An electric guitar’s overall life-cycle includes its design, manufacture, marketing, use, maintenance and further use, in perpetuity, to kill fascists. The design imperatives for these different phases are very different: during manufacture, what’s important is cost of components, speed and ease of assembly. During sale, it is distribution channels, marketing, branding, and transport. Once purchased, a single careful owner cares not how easy the tremolo is to set up or the pickguard harness is to wire: she cares about only how easy it is to make, as Frank Zappa put it, “the disgusting stink of a too-loud electric guitar”.
These design imperatives conflict. How easy it is to make or sell bears no necessary relation to how easy a guitar is to play or fix. The interests and aspirations of those who interact with the guitar during its production and use — er, stakeholders — are very different. This was Leo Fender’s genius: to manage all these interests so the same thing delivers for all its users: It’s easy to machine, easy to build, easy to set up, easy to fix, easy to upgrade, easy to play, it looks great, gets the girls and kills fascists. It is probably even quite cool way to be killed, if you happen to be a fascist.
Hypothesis, therefore: great design works for all phases of the life-cycle, and all users, of an artefact throughout its production and use.
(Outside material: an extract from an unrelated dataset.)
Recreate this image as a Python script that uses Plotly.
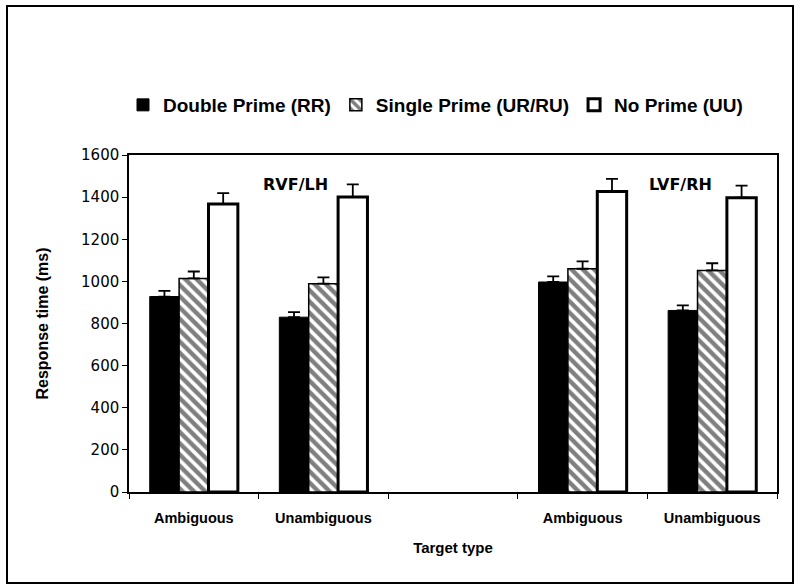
import plotly.graph_objects as go

categories = ["Ambiguous", "Unambiguous", "", "Ambiguous", "Unambiguous"]
positions = [0, 1, 3, 4]
double_prime = [928, 830, 997, 862]
double_err = [27, 24, 27, 24]
single_prime = [1014, 989, 1060, 1052]
single_err = [33, 30, 35, 34]
no_prime = [1367, 1401, 1427, 1397]
no_err = [52, 60, 60, 58]
series_names = ["Double Prime (RR)", "Single Prime (UR/RU)", "No Prime (UU)"]
y_ticks = [0, 200, 400, 600, 800, 1000, 1200, 1400, 1600]
panel_labels = ["RVF/LH", "LVF/RH"]

BOLD = "Liberation Sans, Arial, sans-serif"
VERD = "DejaVu Sans, Verdana, sans-serif"

def err(vals):
    return dict(type="data", array=vals, arrayminus=[0] * len(vals), symmetric=False,
                color="black", thickness=1.8, width=6)

fig = go.Figure()
fig.add_trace(go.Bar(x=positions, y=double_prime, name=series_names[0],
                     marker=dict(color="black", line=dict(color="black", width=1)),
                     error_y=err(double_err)))
fig.add_trace(go.Bar(x=positions, y=single_prime, name=series_names[1],
                     marker=dict(color="white", line=dict(color="black", width=1.5),
                                 pattern=dict(shape="\\", fgcolor="black", bgcolor="white",
                                              size=8, solidity=0.55)),
                     error_y=err(single_err)))
fig.add_trace(go.Bar(x=positions, y=no_prime, name=series_names[2],
                     marker=dict(color="white", line=dict(color="black", width=3)),
                     error_y=err(no_err)))

L, R, T, B = 129, 23, 155, 96
W, H = 800, 588
pw, ph = W - L - R, H - T - B
def px(xp): return (xp - L) / pw
def py(yp): return (H - B - yp) / ph

fig.add_annotation(x=px(295), y=py(184), xref="paper", yref="paper", text=panel_labels[0],
                   xanchor="center", yanchor="middle", showarrow=False,
                   font=dict(family=VERD, size=16, color="black", weight="bold"))
fig.add_annotation(x=px(680), y=py(184), xref="paper", yref="paper", text=panel_labels[1],
                   xanchor="center", yanchor="middle", showarrow=False,
                   font=dict(family=VERD, size=16, color="black", weight="bold"))

fig.add_shape(type="rect", xref="paper", yref="paper",
              x0=px(7), x1=px(793), y0=py(583), y1=py(6),
              line=dict(color="black", width=2), fillcolor="rgba(0,0,0,0)", layer="below")

fig.update_layout(
    width=W, height=H,
    margin=dict(l=L, r=R, t=T, b=B),
    paper_bgcolor="white", plot_bgcolor="white",
    barmode="group", bargap=0.32, bargroupgap=0,
    showlegend=True,
    legend=dict(orientation="h", x=px(123), xanchor="left", y=py(105), yanchor="middle",
                font=dict(family=BOLD, size=19, color="black", weight="bold"),
                itemwidth=30, tracegroupgap=0, bgcolor="rgba(0,0,0,0)"),
    xaxis=dict(range=[-0.5, 4.5], tickmode="array", tickvals=list(range(len(categories))),
               ticktext=categories, ticks="", showline=True, mirror=True,
               linecolor="black", linewidth=1.5,
               showgrid=False, zeroline=False, ticklabelstandoff=12,
               tickfont=dict(family=BOLD, size=14.5, color="black", weight="bold"),
               minor=dict(tickmode="linear", tick0=-0.5, dtick=1, ticks="outside",
                          ticklen=5, tickcolor="black", showgrid=False),
               title=dict(text="Target type", standoff=17,
                          font=dict(family=BOLD, size=15, color="black", weight="bold"))),
    yaxis=dict(range=[0, 1600], tickmode="array", tickvals=y_ticks, ticks="outside",
               ticklen=5, tickcolor="black", showline=True, mirror=True,
               linecolor="black", linewidth=1.5,
               showgrid=False, zeroline=False,
               tickfont=dict(family=VERD, size=15, color="black"),
               title=dict(text="Response time (ms)", standoff=28,
                          font=dict(family=BOLD, size=16, color="black", weight="bold"))),
)

fig.write_html("out.html", config={"displayModeBar": False},
               post_script="document.body.style.margin='0';")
There no strict hierarchy of priorities between these users: you might say “it is more important to be easy to play than to build” — but if build hassle doubles its production cost — or makes fixing it harder — there will be fewer users. The competing uses exist in some kind of ecosystem in which the artefact will thrive or perish.
Ok; that is a long and fiddly metaphor. Let us now — sigh — tear ourselves away from Fender’s wonderful creation, and apply it to the process of preparing, executing and performing commercial contracts.
Who are the interested constituencies when it comes to the production and use of contracts? It is not just Party A and Party B: it isn’t even Party A and Party B, if we take the JC’s cynical line that those corporate forms are merely a husk: a host — a static entry in a commercial register somewhere — unless and until animated by their agents.
The constituents — stakeholders who have an interest in “the contract” as it makes its Rake’s progress from hopeful aspiration to static data are in Sales, Legal, Credit, Docs, Operations, Risk, and Trading and their external advisors. Do not underestimate the interests of those advisers.
These diverse interests — what each group wants from its intervention in the contracting process — are wildly different as, therefore, are the design principles that apply to the contract in their hands.
You may hear wishful chat from LinkedIn thought-leaders about “legal design”: if they are serious, this is what they mean. How to bring Leo Fender’s spirit to the task of constructing a legal contract.
It is a spirit more talked about than seen, of course. Standardised contracts in the financial services world look more like the Teisco SS4L Orbiter than a Strat.